Students that test positive for drugs at BCHS are not allowed to participate in competition extracurricular activities like band, drama, and athletics.

“I think that our parents and our kids understand that extracurricular are just that. They're extras," Miller said. “It really does give them a reason and a really good excuse to fight off that peer pressure.”

If a student test positive, parents are notified and the school has several resources to get the student help including an on campus counselor.

"We're not foolish enough to believe that we don't have a problem in this school and in our communities," Miller said. "The school wants to stand ready to do everything they can to not only have kids that represent our school, represent our community well.”

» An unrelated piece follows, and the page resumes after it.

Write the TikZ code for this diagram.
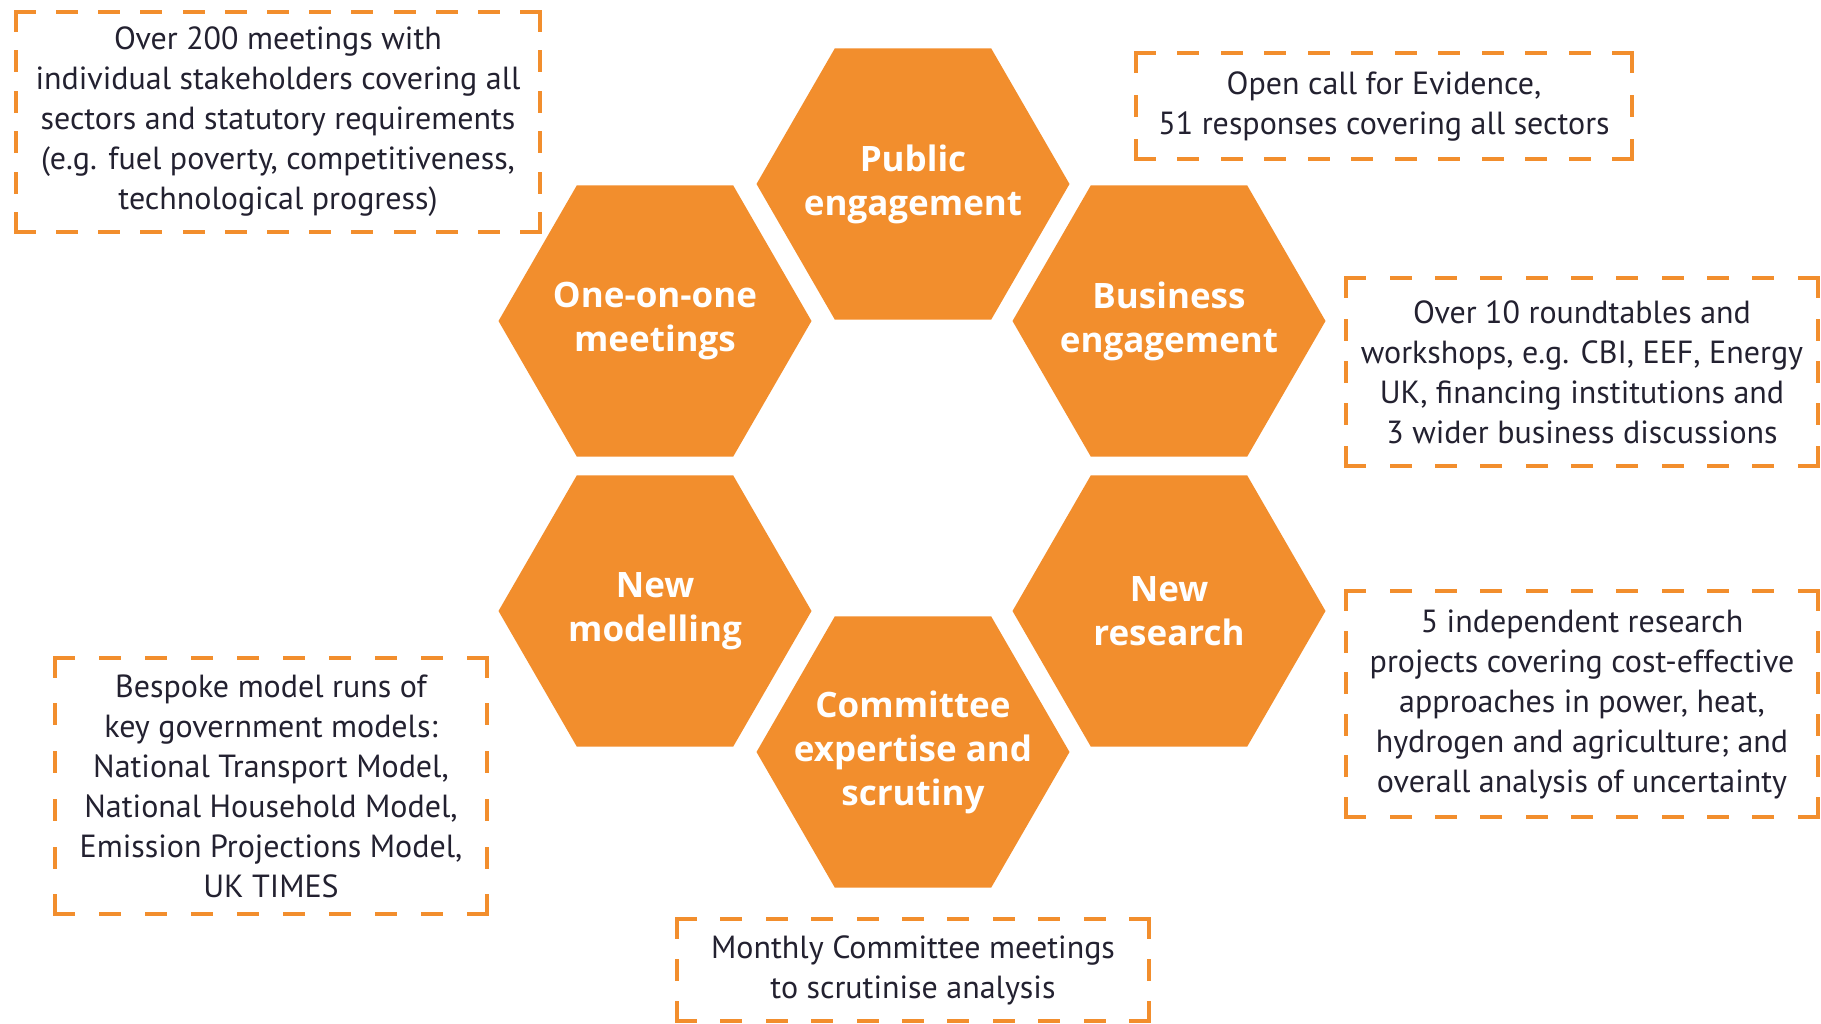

While parents like Stephanie Webb of Marion, Ill. agree with the idea of keeping drugs out of schools, she doesn't agree with schools requiring the tests.

“I honestly think it's an invasion of privacy," Webb said. “But that should be the parents job not the school. The parent should be the one to be able to come in and say ‘hey, I want you to do a drug test.'”

“I would fight it. I'd tell them no, it's an invasion of privacy. If it's going to be that way I'll home school my kid," Webb said.

But David Call, of Crab Orchard, said schools should hold students accountable.

“Sometimes people do need to step in because sometimes parents just won't make the hard call and they don't want to know the truth," Call said.

Miller said the program has has been at BCHS for nearly a decade.